§ Data extract:
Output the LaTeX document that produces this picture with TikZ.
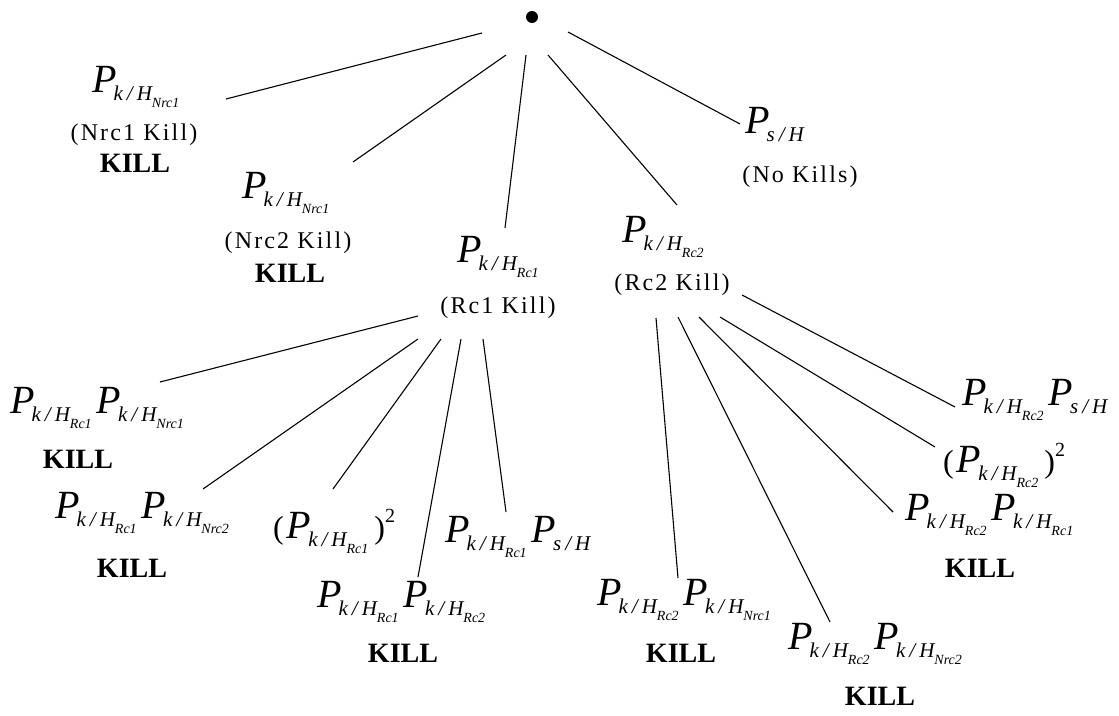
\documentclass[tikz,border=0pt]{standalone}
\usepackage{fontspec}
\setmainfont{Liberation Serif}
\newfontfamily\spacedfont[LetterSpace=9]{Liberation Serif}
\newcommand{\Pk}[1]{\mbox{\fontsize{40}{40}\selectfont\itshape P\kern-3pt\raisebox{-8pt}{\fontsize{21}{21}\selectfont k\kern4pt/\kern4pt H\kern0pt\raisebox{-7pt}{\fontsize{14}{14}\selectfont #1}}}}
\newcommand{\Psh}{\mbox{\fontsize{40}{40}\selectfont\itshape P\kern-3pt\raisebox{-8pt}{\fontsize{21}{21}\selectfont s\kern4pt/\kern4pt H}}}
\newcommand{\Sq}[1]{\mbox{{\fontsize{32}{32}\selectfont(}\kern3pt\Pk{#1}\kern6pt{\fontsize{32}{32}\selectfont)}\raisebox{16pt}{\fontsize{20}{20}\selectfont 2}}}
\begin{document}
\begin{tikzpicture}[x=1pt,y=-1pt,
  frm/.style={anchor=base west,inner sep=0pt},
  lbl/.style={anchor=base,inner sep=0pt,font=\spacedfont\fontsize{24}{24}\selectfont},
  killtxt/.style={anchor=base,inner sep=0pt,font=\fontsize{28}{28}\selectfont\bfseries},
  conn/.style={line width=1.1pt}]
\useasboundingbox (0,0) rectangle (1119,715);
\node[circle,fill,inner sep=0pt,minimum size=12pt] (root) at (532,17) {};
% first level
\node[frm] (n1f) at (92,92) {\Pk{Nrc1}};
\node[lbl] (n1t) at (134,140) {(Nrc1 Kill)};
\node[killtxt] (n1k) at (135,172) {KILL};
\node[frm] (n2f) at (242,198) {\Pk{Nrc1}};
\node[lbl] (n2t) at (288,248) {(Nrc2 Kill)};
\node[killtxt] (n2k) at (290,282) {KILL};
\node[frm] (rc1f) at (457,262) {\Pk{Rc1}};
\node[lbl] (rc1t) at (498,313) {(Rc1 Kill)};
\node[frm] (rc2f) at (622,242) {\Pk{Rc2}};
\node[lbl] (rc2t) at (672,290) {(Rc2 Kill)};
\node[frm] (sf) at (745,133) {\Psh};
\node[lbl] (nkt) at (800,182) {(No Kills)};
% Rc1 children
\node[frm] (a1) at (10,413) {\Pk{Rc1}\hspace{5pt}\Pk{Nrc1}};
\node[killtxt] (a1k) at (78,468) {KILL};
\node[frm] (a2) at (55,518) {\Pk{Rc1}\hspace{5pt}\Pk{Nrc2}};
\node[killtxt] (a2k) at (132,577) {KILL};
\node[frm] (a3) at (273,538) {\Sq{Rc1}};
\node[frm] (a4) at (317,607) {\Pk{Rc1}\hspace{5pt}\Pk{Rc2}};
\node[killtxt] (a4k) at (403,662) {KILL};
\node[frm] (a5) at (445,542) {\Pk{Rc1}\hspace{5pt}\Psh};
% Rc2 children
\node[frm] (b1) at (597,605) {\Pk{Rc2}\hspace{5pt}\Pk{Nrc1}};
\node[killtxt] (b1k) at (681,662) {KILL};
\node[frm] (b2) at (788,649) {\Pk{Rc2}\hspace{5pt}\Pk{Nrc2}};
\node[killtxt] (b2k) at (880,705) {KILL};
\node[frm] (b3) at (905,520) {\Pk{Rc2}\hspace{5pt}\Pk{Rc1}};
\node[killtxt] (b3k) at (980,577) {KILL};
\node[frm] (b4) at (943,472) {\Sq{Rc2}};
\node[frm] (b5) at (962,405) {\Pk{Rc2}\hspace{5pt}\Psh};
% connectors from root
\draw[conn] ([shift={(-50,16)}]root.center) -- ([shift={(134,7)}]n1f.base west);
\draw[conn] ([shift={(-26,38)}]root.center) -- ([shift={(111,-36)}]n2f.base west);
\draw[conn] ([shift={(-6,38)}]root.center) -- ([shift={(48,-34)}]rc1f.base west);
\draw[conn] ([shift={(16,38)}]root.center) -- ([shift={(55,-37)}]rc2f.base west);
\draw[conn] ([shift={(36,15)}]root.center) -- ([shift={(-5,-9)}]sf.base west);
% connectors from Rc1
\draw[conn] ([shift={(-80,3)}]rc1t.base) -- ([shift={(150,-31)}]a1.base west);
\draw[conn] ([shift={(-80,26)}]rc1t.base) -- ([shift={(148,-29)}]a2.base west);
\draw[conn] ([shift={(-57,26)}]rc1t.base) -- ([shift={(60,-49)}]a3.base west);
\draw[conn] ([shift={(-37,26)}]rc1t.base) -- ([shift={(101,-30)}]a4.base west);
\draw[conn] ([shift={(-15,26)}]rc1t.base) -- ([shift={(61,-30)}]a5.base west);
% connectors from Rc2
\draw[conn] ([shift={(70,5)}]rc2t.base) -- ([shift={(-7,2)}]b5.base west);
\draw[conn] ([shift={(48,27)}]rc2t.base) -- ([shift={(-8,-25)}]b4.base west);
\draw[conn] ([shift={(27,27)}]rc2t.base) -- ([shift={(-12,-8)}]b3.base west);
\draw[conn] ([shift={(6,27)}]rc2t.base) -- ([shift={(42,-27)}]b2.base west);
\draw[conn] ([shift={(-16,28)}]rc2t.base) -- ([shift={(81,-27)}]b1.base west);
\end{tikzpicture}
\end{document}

§ Your instructions: Reproduce the whole listing exactly, but not the images in it.

§ Answer to the task:
Output the LaTeX document that produces this picture with TikZ.
\documentclass[tikz,border=0pt]{standalone}
\usepackage{fontspec}
\setmainfont{Liberation Serif}
\newfontfamily\spacedfont[LetterSpace=9]{Liberation Serif}
\newcommand{\Pk}[1]{\mbox{\fontsize{40}{40}\selectfont\itshape P\kern-3pt\raisebox{-8pt}{\fontsize{21}{21}\selectfont k\kern4pt/\kern4pt H\kern0pt\raisebox{-7pt}{\fontsize{14}{14}\selectfont #1}}}}
\newcommand{\Psh}{\mbox{\fontsize{40}{40}\selectfont\itshape P\kern-3pt\raisebox{-8pt}{\fontsize{21}{21}\selectfont s\kern4pt/\kern4pt H}}}
\newcommand{\Sq}[1]{\mbox{{\fontsize{32}{32}\selectfont(}\kern3pt\Pk{#1}\kern6pt{\fontsize{32}{32}\selectfont)}\raisebox{16pt}{\fontsize{20}{20}\selectfont 2}}}
\begin{document}
\begin{tikzpicture}[x=1pt,y=-1pt,
  frm/.style={anchor=base west,inner sep=0pt},
  lbl/.style={anchor=base,inner sep=0pt,font=\spacedfont\fontsize{24}{24}\selectfont},
  killtxt/.style={anchor=base,inner sep=0pt,font=\fontsize{28}{28}\selectfont\bfseries},
  conn/.style={line width=1.1pt}]
\useasboundingbox (0,0) rectangle (1119,715);
\node[circle,fill,inner sep=0pt,minimum size=12pt] (root) at (532,17) {};
% first level
\node[frm] (n1f) at (92,92) {\Pk{Nrc1}};
\node[lbl] (n1t) at (134,140) {(Nrc1 Kill)};
\node[killtxt] (n1k) at (135,172) {KILL};
\node[frm] (n2f) at (242,198) {\Pk{Nrc1}};
\node[lbl] (n2t) at (288,248) {(Nrc2 Kill)};
\node[killtxt] (n2k) at (290,282) {KILL};
\node[frm] (rc1f) at (457,262) {\Pk{Rc1}};
\node[lbl] (rc1t) at (498,313) {(Rc1 Kill)};
\node[frm] (rc2f) at (622,242) {\Pk{Rc2}};
\node[lbl] (rc2t) at (672,290) {(Rc2 Kill)};
\node[frm] (sf) at (745,133) {\Psh};
\node[lbl] (nkt) at (800,182) {(No Kills)};
% Rc1 children
\node[frm] (a1) at (10,413) {\Pk{Rc1}\hspace{5pt}\Pk{Nrc1}};
\node[killtxt] (a1k) at (78,468) {KILL};
\node[frm] (a2) at (55,518) {\Pk{Rc1}\hspace{5pt}\Pk{Nrc2}};
\node[killtxt] (a2k) at (132,577) {KILL};
\node[frm] (a3) at (273,538) {\Sq{Rc1}};
\node[frm] (a4) at (317,607) {\Pk{Rc1}\hspace{5pt}\Pk{Rc2}};
\node[killtxt] (a4k) at (403,662) {KILL};
\node[frm] (a5) at (445,542) {\Pk{Rc1}\hspace{5pt}\Psh};
% Rc2 children
\node[frm] (b1) at (597,605) {\Pk{Rc2}\hspace{5pt}\Pk{Nrc1}};
\node[killtxt] (b1k) at (681,662) {KILL};
\node[frm] (b2) at (788,649) {\Pk{Rc2}\hspace{5pt}\Pk{Nrc2}};
\node[killtxt] (b2k) at (880,705) {KILL};
\node[frm] (b3) at (905,520) {\Pk{Rc2}\hspace{5pt}\Pk{Rc1}};
\node[killtxt] (b3k) at (980,577) {KILL};
\node[frm] (b4) at (943,472) {\Sq{Rc2}};
\node[frm] (b5) at (962,405) {\Pk{Rc2}\hspace{5pt}\Psh};
% connectors from root
\draw[conn] ([shift={(-50,16)}]root.center) -- ([shift={(134,7)}]n1f.base west);
\draw[conn] ([shift={(-26,38)}]root.center) -- ([shift={(111,-36)}]n2f.base west);
\draw[conn] ([shift={(-6,38)}]root.center) -- ([shift={(48,-34)}]rc1f.base west);
\draw[conn] ([shift={(16,38)}]root.center) -- ([shift={(55,-37)}]rc2f.base west);
\draw[conn] ([shift={(36,15)}]root.center) -- ([shift={(-5,-9)}]sf.base west);
% connectors from Rc1
\draw[conn] ([shift={(-80,3)}]rc1t.base) -- ([shift={(150,-31)}]a1.base west);
\draw[conn] ([shift={(-80,26)}]rc1t.base) -- ([shift={(148,-29)}]a2.base west);
\draw[conn] ([shift={(-57,26)}]rc1t.base) -- ([shift={(60,-49)}]a3.base west);
\draw[conn] ([shift={(-37,26)}]rc1t.base) -- ([shift={(101,-30)}]a4.base west);
\draw[conn] ([shift={(-15,26)}]rc1t.base) -- ([shift={(61,-30)}]a5.base west);
% connectors from Rc2
\draw[conn] ([shift={(70,5)}]rc2t.base) -- ([shift={(-7,2)}]b5.base west);
\draw[conn] ([shift={(48,27)}]rc2t.base) -- ([shift={(-8,-25)}]b4.base west);
\draw[conn] ([shift={(27,27)}]rc2t.base) -- ([shift={(-12,-8)}]b3.base west);
\draw[conn] ([shift={(6,27)}]rc2t.base) -- ([shift={(42,-27)}]b2.base west);
\draw[conn] ([shift={(-16,28)}]rc2t.base) -- ([shift={(81,-27)}]b1.base west);
\end{tikzpicture}
\end{document}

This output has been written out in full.